Dorothy Herrera is from the Cochiti Pueblo in New Mexico and is noted for her distinct style of handmade, clay storyteller figures. She uses red, black and creamy white mineral slips as her paints. Dorothy creates some human figure storytellers but most often creates animals and is particularly recognized for her charming bears. These may be standing on all fours or seated comfortably with cubs on their lap, arms or shoulders.
Storytellers represent the importance of oral traditions as an adult/elder shares stories, their history and lessons of life. They became popular with potters and the public during the 1970', with attention on the late Helen Cordero (Cochiti Pueblo) whose clay depiction of a grandfather with dozens of kids, appeared on the cover of National Geographic Magazine. The fondness for storytellers continues to grow, perhaps as everyone enjoys a reminder of passing down of traditions and information and supporting the young and helping them grow.

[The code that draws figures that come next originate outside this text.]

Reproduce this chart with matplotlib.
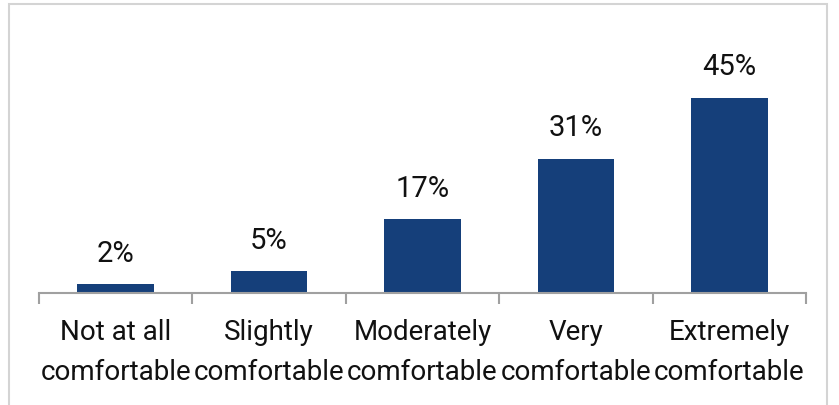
import matplotlib
matplotlib.use("Agg")
import matplotlib.pyplot as plt
from matplotlib.patches import Rectangle

categories = ["Not at all\ncomfortable", "Slightly\ncomfortable", "Moderately\ncomfortable",
              "Very\ncomfortable", "Extremely\ncomfortable"]
values = [2, 5, 17, 31, 45]
value_labels = ["2%", "5%", "17%", "31%", "45%"]

plt.rcParams["font.family"] = ["Roboto", "DejaVu Sans"]

W, H = 839, 405
fig = plt.figure(figsize=(W / 100, H / 100), dpi=100)

# light frame around the chart area
fig.patches.append(Rectangle((9 / W, -0.05), (827 - 9) / W, (H - 4) / H + 0.05,
                             transform=fig.transFigure, fill=False,
                             edgecolor="#d4d4d4", linewidth=1.5))

ax_left, ax_right = 39, 806
ax_bottom, ax_top = 293, 33
ax = fig.add_axes([ax_left / W, 1 - ax_bottom / H, (ax_right - ax_left) / W,
                   (ax_bottom - ax_top) / H])

x = list(range(len(values)))
ax.bar(x, values, width=0.5, color="#153f7a", zorder=2)
ax.set_xlim(-0.5, len(values) - 0.5)
ax.set_ylim(0, 60)

for xi, v, lab in zip(x, values, value_labels):
    ax.annotate(lab, (xi, v), xytext=(0, 12), textcoords="offset points",
                ha="center", va="bottom", fontsize=21, color="#111111")

for s in ["top", "right", "left"]:
    ax.spines[s].set_visible(False)
ax.spines["bottom"].set_color("#a0a0a0")
ax.spines["bottom"].set_linewidth(1.5)
ax.set_yticks([])

# boundary ticks between categories
ax.set_xticks([i - 0.5 for i in range(len(values) + 1)])
ax.set_xticklabels([])
ax.tick_params(axis="x", length=8, width=1.5, color="#a0a0a0", direction="out")
ax.set_xticks(x, minor=True)
ax.set_xticklabels(categories, minor=True, fontsize=20, color="#111111",
                   linespacing=1.6)
ax.tick_params(axis="x", which="minor", length=0, pad=19)

fig.savefig("out.png", dpi=100)
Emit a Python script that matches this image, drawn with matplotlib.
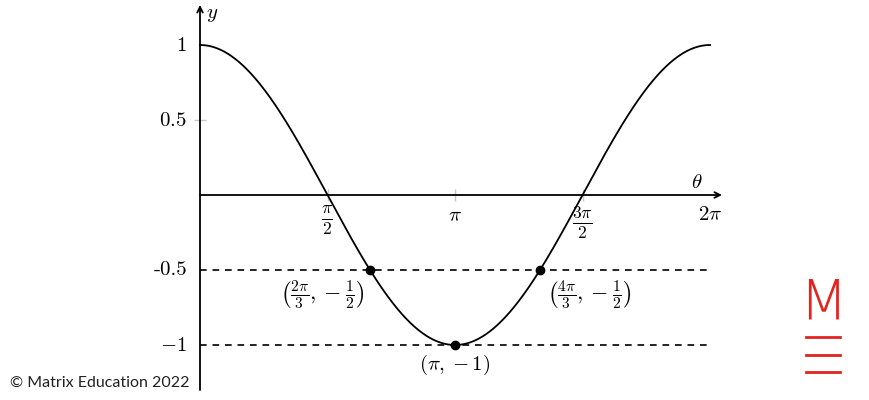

Dorothy learned to make pottery from her late mother, Mary Frances Herrera. Her grandmother, Laurencita Herrera, was one of the finest Cochiti potters of the 1930s through the 1970s. Dorothy's siblings, Edwin Herrera and Mary Ramona Herrera (goes by Mona), are well-known potters that use traditional pottery making methods passed down through their family. Dorothy's daughter, Hannah Pecos, created pottery through her high school years, in a similar style to her mom.